Aaron Freeman (former lead singer of WEEN)
Wednesday May 8, 2013 @ 9:00 PM
Aaron Freeman, front man for the iconic cult rock band Ween, has gained equal notoriety and critical acclaim over the past two decades as a musical shape shifter, performing songs ranging from punk to country to metal to pop and everything in between. Not only eclectic in genre, Freeman has adopted countless musical personas, taking on new identities within each song and each album, all under the pseudonym Gene Ween.

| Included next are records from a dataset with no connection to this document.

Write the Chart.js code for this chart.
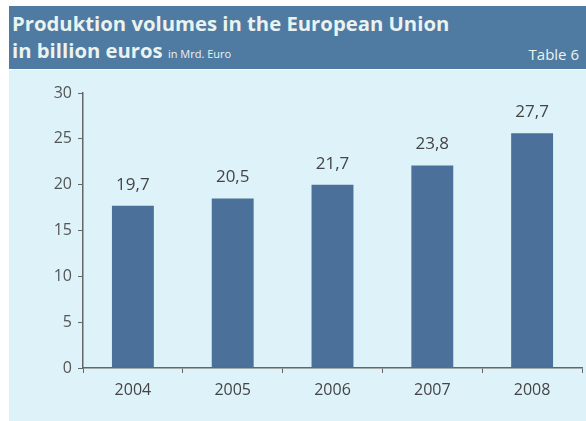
<!DOCTYPE html>
<html>
<head>
<meta charset="utf-8">
<script src="https://cdn.jsdelivr.net/npm/chart.js@4"></script>
<style>
  html, body { margin: 0; padding: 0; background: #fff; }
  #wrap { position: relative; width: 586px; height: 421px; overflow: hidden; font-family: "Open Sans", sans-serif; }
  #head { position: absolute; left: 9px; top: 6px; width: 577px; height: 63px; background: #4f7ba3; color: #eaf3f0; }
  #t1 { position: absolute; left: 3px; top: 3px; font-size: 20.3px; font-weight: 700; white-space: nowrap; }
  #t2 { position: absolute; left: 3px; top: 30px; font-size: 20.3px; font-weight: 700; white-space: nowrap; }
  #t2 small { font-size: 11px; font-weight: 400; }
  #tab { position: absolute; right: 7px; top: 38px; font-size: 15px; }
  #panel { position: absolute; left: 9px; top: 70px; width: 577px; height: 351px; background: #def3f9; }
  #c { position: absolute; left: 0; top: 0; }
</style>
</head>
<body>
<div id="wrap">
  <div id="head">
    <div id="t1">Produktion volumes in the European Union</div>
    <div id="t2">in billion euros <small>in Mrd. Euro</small></div>
    <div id="tab">Table 6</div>
  </div>
  <div id="panel"></div>
  <canvas id="c" width="586" height="421"></canvas>
</div>
<script>
// years on the x axis
const years = ['2004', '2005', '2006', '2007', '2008'];
// bar heights as drawn in the scan
const barHeights = [17.7, 18.5, 20.0, 22.1, 25.6];
// printed value labels above the bars
const valueLabels = ['19,7', '20,5', '21,7', '23,8', '27,7'];
// y axis
const yMin = 0, yMax = 30, yStep = 5;

const barLabels = {
  id: 'barLabels',
  afterDatasetsDraw(chart) {
    const { ctx } = chart;
    const meta = chart.getDatasetMeta(0);
    ctx.save();
    ctx.font = '17px "Open Sans", sans-serif';
    ctx.fillStyle = '#444';
    ctx.textAlign = 'center';
    ctx.textBaseline = 'middle';
    meta.data.forEach((bar, i) => {
      ctx.fillText(valueLabels[i], bar.x, bar.y - 21);
    });
    ctx.restore();
  }
};

new Chart(document.getElementById('c'), {
  type: 'bar',
  data: {
    labels: years,
    datasets: [{
      data: barHeights,
      backgroundColor: '#4b709a',
      barPercentage: 0.42,
      categoryPercentage: 1
    }]
  },
  options: {
    responsive: false,
    animation: false,
    layout: { padding: { left: 0, top: 93, right: 4, bottom: 0 } },
    plugins: { legend: { display: false }, tooltip: { enabled: false } },
    scales: {
      x: {
        grid: { drawOnChartArea: false, tickLength: 5, color: '#666', offset: true },
        border: { color: '#666', width: 1.5 },
        ticks: { color: '#444', font: { family: 'Open Sans', size: 16 }, padding: 8 },
        afterFit(s) { s.height = 53; }
      },
      y: {
        min: yMin, max: yMax,
        grid: { drawOnChartArea: false, tickLength: 5, color: '#666' },
        border: { color: '#666', width: 1.5 },
        ticks: { stepSize: yStep, color: '#555', font: { family: 'Open Sans', size: 16 }, padding: 6 },
        afterFit(s) { s.width = 83; }
      }
    }
  },
  plugins: [barLabels]
});
</script>
</body>
</html>
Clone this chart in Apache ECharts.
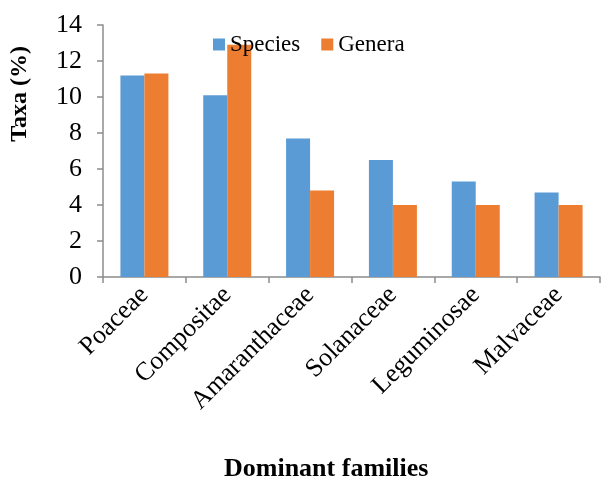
<!DOCTYPE html>
<html>
<head>
<meta charset="utf-8">
<script src="https://cdn.jsdelivr.net/npm/echarts@6/dist/echarts.min.js"></script>
<style>
  html, body { margin: 0; padding: 0; background: #fff; }
  #main { width: 605px; height: 478px; }
</style>
</head>
<body>
<div id="main"></div>
<script>
var families = ['Poaceae', 'Compositae', 'Amaranthaceae', 'Solanaceae', 'Leguminosae', 'Malvaceae'];
var species = [11.2, 10.1, 7.7, 6.5, 5.3, 4.7];
var genera = [11.3, 12.9, 4.8, 4.0, 4.0, 4.0];

var serif = '"Liberation Serif", "Times New Roman", serif';
var axisGray = '#8c8c8c';

var myChart = echarts.init(document.getElementById('main'));
myChart.setOption({
    animation: false,
    textStyle: { fontFamily: serif, color: '#000' },
    grid: { left: 103, right: 5, top: 25, bottom: 201 },
    legend: {
        left: 208, top: 28,
        itemWidth: 12, itemHeight: 12, itemGap: 21,
        icon: 'rect',
        textStyle: { fontFamily: serif, fontSize: 23, color: '#000' },
        data: ['Species', 'Genera']
    },
    graphic: [
        {
            type: 'text', left: 8, top: 46, rotation: Math.PI / 2,
            style: { text: 'Taxa (%)', font: 'bold 24px ' + serif, fill: '#000' }
        },
        {
            type: 'text', left: 224, top: 456,
            style: { text: 'Dominant families', font: 'bold 26px ' + serif, fill: '#000' }
        }
    ],
    xAxis: {
        type: 'category',
        data: families,
        axisLine: { lineStyle: { color: axisGray, width: 1.5 } },
        axisTick: { show: true, length: 6, lineStyle: { color: axisGray, width: 1.5 } },
        axisLabel: { rotate: 45, fontSize: 26, color: '#000', fontFamily: serif, margin: 14 }
    },
    yAxis: {
        type: 'value',
        min: 0, max: 14, interval: 2,
        splitLine: { show: false },
        axisLine: { show: true, lineStyle: { color: axisGray, width: 1.5 } },
        axisTick: { show: true, length: 6, lineStyle: { color: axisGray, width: 1.5 } },
        axisLabel: { fontSize: 26, color: '#000', fontFamily: serif, margin: 21 }
    },
    series: [
        {
            name: 'Species', type: 'bar', data: species,
            barWidth: 24, barGap: '0%',
            itemStyle: { color: '#5b9bd5' }
        },
        {
            name: 'Genera', type: 'bar', data: genera,
            barWidth: 24,
            itemStyle: { color: '#ed7d31' }
        }
    ]
});
</script>
</body>
</html>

Now, for the first time, Freeman has shed the moniker, recording a solo album and giving fans a glimpse at the man behind the mask. Marvelous Clouds is his most personal and authentic effort to date, showcasing his oft-overlooked abilities as a vocalist. As his fans can attest, however, there’s always more than meets the ear with Aaron Freeman. Ironically, he manages to articulate himself more honestly than ever on a record of songs by someone else. The record is Freeman’s interpretation of 13 songs by Rod McKuen. To many younger people today, that name means nothing. But throughout the `50s and `60s, he was one of the biggest celebrities in the world. McKuen ran away from home from an abusive home at the age of 11, finding work as a railroad worker, lumberjack, rodeo cowboy, stuntman, radio disk jockey, and Korean War propaganda writer. Finally, he ended up in San Francisco, writing and performing poetry with Jack Kerouac and Allen Ginsberg. From there, his life took some even more interesting turns. His books of poetry sold millions of copies. He won a Grammy and was nominated for a Pulitzer Prize and two Academy Awards. He has been covered by everyone from Frank Sinatra to Madonna to Johnny Cash. Since the `70s, however, McKuen has retreaded into seclusion, leaving a generation widely unaware of his work. Now, his music is being introduced to a new generation, from the most unlikely of sources. These thirteen songs deal with struggles that Freeman deftly brings out in his performance, including love, self-identity, and societal integration. Many of the songs appear happy at first listen, hiding dark themes behind a lyrical veil. Producer Ben Vaughn masterfully found a way to emphasize this, providing a bright compelling sound just transparent enough to show the listener that there’s something menacing behind it. “When I first played Rod McKuen’s music for Aaron it was as if he was abducted by aliens,” recalls Vaughn. “The connection was immediate. It was a great thing to witness. Aaron’s ear for harmonies was exhaustingly put to use. We worked long days getting the parts just right. He got inside each song and stayed there until he was satisfied. When were done we knew we had something special.”